“Semua diskusi kalian di sini, saya rekapitulasi di word. Weekend saya bagikan ke ketua kelas. Yah, siapa tahu jadi wasilah belajar.” Inilah kalimat penutup saya di hampir seluruh pembelajaran online Google Classroom bersama mahasiswa di tengah wabah virus Corona.

Alkisah, tepat 2 hari pasca ditetapkannya kebijakan social distancing, Rabu 18 Maret 2020, saya mengalami tekanan psikis. Saya tiba-tiba mudah marah meski hanya dipicu oleh hal-hal kecil. Untung sekali keadaan ini segera diketahui oleh istri saya. Dia menenangkan saya melalui pesan singkat dan obrolan online mengingat posisi kami berjauhan.

Sebagai seorang dosen, saya mencari cara agar proses pembelajaran tetap berjalan maksimal di tengah wabah. Satu persatu kelas online tuntas dijalani dan selalu diikuti perbaikan minor di perkuliahan mendatang. Tidak mudah beralih dari kuliah di kelas-kelas fisik ke kelas-kelas online secara total, bahkan untuk kampus-kampus besar sekalipun. Semua orang menghadapi wabah dan semua perlu tabah.

Masa krisis ini perlu dihadapi dengan tegar sebagai bagian dari proses kita beradaptasi dengan sesuatu yang tak pasti. Boleh kiranya kita menjadi kalang kabut, karena wabah dengan efek besar baru terjadi pertama kali dalam hidup kita. Atau boleh juga kiranya kita kebingungan, karena selama ini terbiasa mengandalkan metode pembelajaran yang kita yakini paling tepat tanpa pernah berusaha menggali opsi pembelajaran lain di luar kebiasaan kita. Namun, amanah harus tetap tertunaikan, bukan?

Amanah untuk menjalani pembelajaran saat krisis perlu disikapi sebagai tantangan, alih-alih sebagai beban. Sekali waktu mengeluh, sebagai dosen maupun mahasiswa, boleh-boleh saja. Melalui perhitungan kasar dan dengan memaksimalkan sumber daya yang ada, apa yang dijalani di masa-masa sulit kelak menjadi standar ‘survival of the fittest’ bagi kita sebagai manusia.

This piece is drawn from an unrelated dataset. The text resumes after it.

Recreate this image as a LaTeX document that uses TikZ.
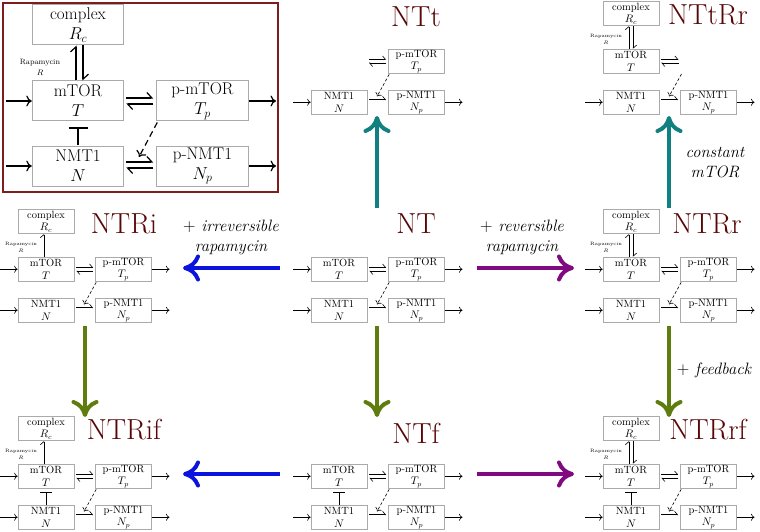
\documentclass[tikz,border=0pt]{standalone}
\usepackage{fontspec}
\usetikzlibrary{arrows.meta}
\definecolor{lbl}{RGB}{88,6,6}
\definecolor{framec}{RGB}{125,30,30}
\definecolor{tealc}{RGB}{16,128,128}
\definecolor{bluec}{RGB}{10,20,220}
\definecolor{purc}{RGB}{128,10,128}
\definecolor{olivec}{RGB}{95,125,15}
\definecolor{boxc}{RGB}{170,170,170}
\tikzset{
  mbox/.style={draw=boxc, line width=0.6pt, minimum width=56pt, minimum height=24.5pt, inner sep=0pt, align=center, font=\fontsize{10.5}{12.5}\selectfont},
  lbox/.style={draw=boxc, line width=1pt, minimum width=91.5pt, minimum height=40pt, inner sep=0pt, align=center, font=\fontsize{17}{20}\selectfont},
  mflow/.style={line width=0.6pt, -{Computer Modern Rightarrow[length=3.5pt,width=7pt]}},
  lflow/.style={line width=1.2pt, -{Computer Modern Rightarrow[length=5.5pt,width=11pt]}},
  mharp/.style={line width=0.6pt, -{Straight Barb[harpoon,length=3pt,width=7pt]}},
  lharp/.style={line width=1.2pt, -{Straight Barb[harpoon,length=5pt,width=11pt]}},
  minh/.style={line width=0.6pt, -{Bar[width=12pt]}, shorten >=3.5pt},
  linh/.style={line width=1.2pt, -{Bar[width=19pt]}, shorten >=6pt},
  mdash/.style={line width=0.6pt, dash pattern=on 3pt off 2pt, -{Computer Modern Rightarrow[length=3.5pt,width=7pt]}},
  ldash/.style={line width=1.2pt, dash pattern=on 6pt off 4pt, -{Computer Modern Rightarrow[length=5.5pt,width=11pt]}},
  mrap/.style={font=\fontsize{4.8}{6.5}\selectfont, align=center, inner sep=0pt},
  lrap/.style={font=\fontsize{7.7}{11}\selectfont, align=center, inner sep=0pt},
  title/.style={text=lbl, font=\fontsize{29}{30}\selectfont, inner sep=0pt},
  note/.style={font=\fontsize{16.5}{20}\selectfont\itshape, align=center, inner sep=0pt},
  bigarr/.style={line width=4pt, -{Computer Modern Rightarrow[length=17pt,width=27pt]}},
}
% mini-diagram parts (coordinates relative to the mTOR box top-left)
\newcommand\bT[1]{\node[mbox] (#1T) at (28,12.25) {mTOR\\$T$};}
\newcommand\bTp[1]{\node[mbox] (#1Tp) at (105.5,12.25) {p-mTOR\\$T_p$};}
\newcommand\bN[1]{\node[mbox] (#1N) at (28,53.25) {NMT1\\$N$};}
\newcommand\bNp[1]{\node[mbox] (#1Np) at (105.5,53.25) {p-NMT1\\$N_p$};}
\newcommand\bRc[1]{\node[mbox] (#1Rc) at (28,-35.5) {complex\\$R_c$};}
\newcommand\inT[1]{\coordinate (#1Tin) at (-18,12.25); \draw[mflow] (#1Tin) -- (#1T);}
\newcommand\inN[1]{\coordinate (#1Nin) at (-18,53.25); \draw[mflow] (#1Nin) -- (#1N);}
\newcommand\outTp[1]{\coordinate (#1Tpout) at (151.5,12.25); \draw[mflow] (#1Tp) -- (#1Tpout);}
\newcommand\outNp[1]{\coordinate (#1Npout) at (151.5,53.25); \draw[mflow] (#1Np) -- (#1Npout);}
\newcommand\revTTp[1]{%
  \draw[mharp] ([shift={(2pt,1.8pt)}]#1T.east) -- ([shift={(-2pt,1.8pt)}]#1Tp.west);
  \draw[mharp] ([shift={(-2pt,-1.8pt)}]#1Tp.west) -- ([shift={(2pt,-1.8pt)}]#1T.east);}
\newcommand\dashN[1]{\coordinate (#1tip) at (66,47.5); \draw[mdash] ([shift={(1pt,-0.5pt)}]#1Tp.south west) -- (#1tip);}
\newcommand\NNp[1]{\draw[mharp] ([shift={(2pt,2.5pt)}]#1N.east) -- ([shift={(-2pt,2.5pt)}]#1Np.west);}
\newcommand\rapRev[1]{%
  \draw[mharp] ([xshift=-2.2pt]#1T.north) -- ([xshift=-2.2pt]#1Rc.south);
  \draw[mharp] ([xshift=2.2pt]#1Rc.south) -- ([xshift=2.2pt]#1T.north);
  \node[mrap] (#1rap) at (3,-9.5) {Rapamycin\\$R$};}
\newcommand\rapIrr[1]{%
  \draw[mharp] ([xshift=-2.2pt]#1T.north) -- ([xshift=-2.2pt]#1Rc.south);
  \node[mrap] (#1rap) at (3,-9.5) {Rapamycin\\$R$};}
\newcommand\inhib[1]{\draw[minh] (#1N.north) -- (#1T.south);}
\newcommand\core[1]{\bT{#1}\bTp{#1}\bN{#1}\bNp{#1}\inT{#1}\inN{#1}\outTp{#1}\outNp{#1}\revTTp{#1}\dashN{#1}\NNp{#1}}
\begin{document}
\begin{tikzpicture}[x=1pt,y=-1pt]
\useasboundingbox (0,0) rectangle (760,532);
% ---------- legend ----------
\node[draw=framec, line width=1.5pt, minimum width=275pt, minimum height=189pt, inner sep=0pt] (legend) at (140.5,97.5) {};
\node[lbox] (LRc) at (78,25) {complex\\$R_c$};
\node[lbox] (LT) at (78,101) {mTOR\\$T$};
\node[lbox] (LTp) at (202.5,101) {p-mTOR\\$T_p$};
\node[lbox] (LN) at (78,166) {NMT1\\$N$};
\node[lbox] (LNp) at (202.5,166) {p-NMT1\\$N_p$};
\coordinate (LTin) at (6,101); \coordinate (LNin) at (6,166);
\coordinate (LTpout) at (276,101); \coordinate (LNpout) at (276,166);
\draw[lflow] (LTin) -- (LT);
\draw[lflow] (LNin) -- (LN);
\draw[lflow] (LTp) -- (LTpout);
\draw[lflow] (LNp) -- (LNpout);
\draw[lharp] ([shift={(2pt,3pt)}]LT.east) -- ([shift={(-3pt,3pt)}]LTp.west);
\draw[lharp] ([shift={(-3pt,-3pt)}]LTp.west) -- ([shift={(2pt,-3pt)}]LT.east);
\draw[lharp] ([shift={(2pt,4pt)}]LN.east) -- ([shift={(-3pt,4pt)}]LNp.west);
\draw[lharp] ([shift={(-3pt,-2pt)}]LNp.west) -- ([shift={(2pt,-2pt)}]LN.east);
\draw[lharp] ([xshift=-2pt]LT.north) -- ([xshift=-2pt]LRc.south);
\draw[lharp] ([xshift=5pt]LRc.south) -- ([xshift=5pt]LT.north);
\node[lrap] (Lrap) at (40,67) {Rapamycin\\$R$};
\draw[linh] (LN.north) -- (LT.south);
\coordinate (Ltip) at (139,157);
\draw[ldash] ([shift={(1pt,-1pt)}]LTp.south west) -- (Ltip);
% ---------- NT ----------
\begin{scope}[shift={(311,257)}]
\core{NT}
\end{scope}
\node[title] (tNT) at (416,224) {NT};
% ---------- NTt ----------
\begin{scope}[shift={(311,49)}]
\bTp{NTt}\bN{NTt}\bNp{NTt}\inN{NTt}\outNp{NTt}\dashN{NTt}\NNp{NTt}
\coordinate (NTtTe) at (56,12.25);
\draw[mharp] ([shift={(2pt,1.8pt)}]NTtTe) -- ([shift={(-2pt,1.8pt)}]NTtTp.west);
\draw[mharp] ([shift={(-2pt,-1.8pt)}]NTtTp.west) -- ([shift={(2pt,-1.8pt)}]NTtTe);
\end{scope}
\node[title] (tNTt) at (416,17) {NTt};
% ---------- NTtRr ----------
\begin{scope}[shift={(603,49)}]
\bRc{NTtRr}\bT{NTtRr}\bN{NTtRr}\bNp{NTtRr}\inN{NTtRr}\outNp{NTtRr}\NNp{NTtRr}\rapRev{NTtRr}
\coordinate (NTtRrTpw) at (77.5,12.25);
\draw[mharp] ([shift={(2pt,1.8pt)}]NTtRrT.east) -- ([shift={(-2pt,1.8pt)}]NTtRrTpw);
\draw[mharp] ([shift={(-2pt,-1.8pt)}]NTtRrTpw) -- ([shift={(2pt,-1.8pt)}]NTtRrT.east);
\coordinate (NTtRrds) at (78.5,25); \coordinate (NTtRrtip) at (66,47.5);
\draw[mdash] (NTtRrds) -- (NTtRrtip);
\end{scope}
\node[title] (tNTtRr) at (708,15) {NTtRr};
% ---------- NTRi ----------
\begin{scope}[shift={(18,257)}]
\bRc{NTRi}\core{NTRi}\rapIrr{NTRi}
\end{scope}
\node[title] (tNTRi) at (124,224) {NTRi};
% ---------- NTRr ----------
\begin{scope}[shift={(603,257)}]
\bRc{NTRr}\core{NTRr}\rapRev{NTRr}
\end{scope}
\node[title] (tNTRr) at (707,224) {NTRr};
% ---------- NTRif ----------
\begin{scope}[shift={(18,464)}]
\bRc{NTRif}\core{NTRif}\rapIrr{NTRif}\inhib{NTRif}
\end{scope}
\node[title] (tNTRif) at (124,430) {NTRif};
% ---------- NTf ----------
\begin{scope}[shift={(311,464)}]
\core{NTf}\inhib{NTf}
\end{scope}
\node[title] (tNTf) at (416,433) {NTf};
% ---------- NTRrf ----------
\begin{scope}[shift={(603,464)}]
\bRc{NTRrf}\core{NTRrf}\rapRev{NTRrf}\inhib{NTRrf}
\end{scope}
\node[title] (tNTRrf) at (708,430) {NTRrf};
% ---------- notes ----------
\node[note] (nirr) at (231,237.5) {$+$ irreversible\\rapamycin};
\node[note] (nrev) at (522,237.5) {$+$ reversible\\rapamycin};
\node[note] (ncon) at (715,162.5) {constant\\mTOR};
\node[note] (nfb) at (714,370) {$+$ feedback};
% ---------- big arrows ----------
\coordinate (a1s) at (377,208); \coordinate (a1e) at (377,116);
\coordinate (a2s) at (669,208); \coordinate (a2e) at (669,116);
\coordinate (a3s) at (280,268); \coordinate (a3e) at (183,268);
\coordinate (a4s) at (477,268); \coordinate (a4e) at (574,268);
\coordinate (a5s) at (377,326); \coordinate (a5e) at (377,417);
\coordinate (a6s) at (85,326);  \coordinate (a6e) at (85,417);
\coordinate (a7s) at (669,326); \coordinate (a7e) at (669,417);
\coordinate (a8s) at (280,474); \coordinate (a8e) at (183,474);
\coordinate (a9s) at (477,474); \coordinate (a9e) at (574,474);
\draw[bigarr, tealc] (a1s) -- (a1e);
\draw[bigarr, tealc] (a2s) -- (a2e);
\draw[bigarr, bluec] (a3s) -- (a3e);
\draw[bigarr, purc] (a4s) -- (a4e);
\draw[bigarr, olivec] (a5s) -- (a5e);
\draw[bigarr, olivec] (a6s) -- (a6e);
\draw[bigarr, olivec] (a7s) -- (a7e);
\draw[bigarr, bluec] (a8s) -- (a8e);
\draw[bigarr, purc] (a9s) -- (a9e);
\end{tikzpicture}
\end{document}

Mengatur kelas online hingga akhir, menemani mahasiswa diskusi, menjawab pertanyaan di luar jam kuliah, merekapitulasi semua obrolan, dan tetap melaksanakan pembelajaran dengan segala keterbatasannya, adalah cara saya ‘coping with the situation’ dengan segala bahaya tekanan stres yang sewaktu-waktu bisa muncul. Semua tekanan, jika dijalani dengan pola ‘mindfulness’, saya yakin hal itu dapat menjadi kekuatan bagi kita. Semacam proses konseling oleh diri sendiri.

Akhirnya, semoga kita semua tabah menjalani amanah ini, sebagai dosen maupun mahasiswa. Semoga proses pembelajaran di masa wabah ini menjadi barokah. Semoga kita semua dijauhkan dari musibah.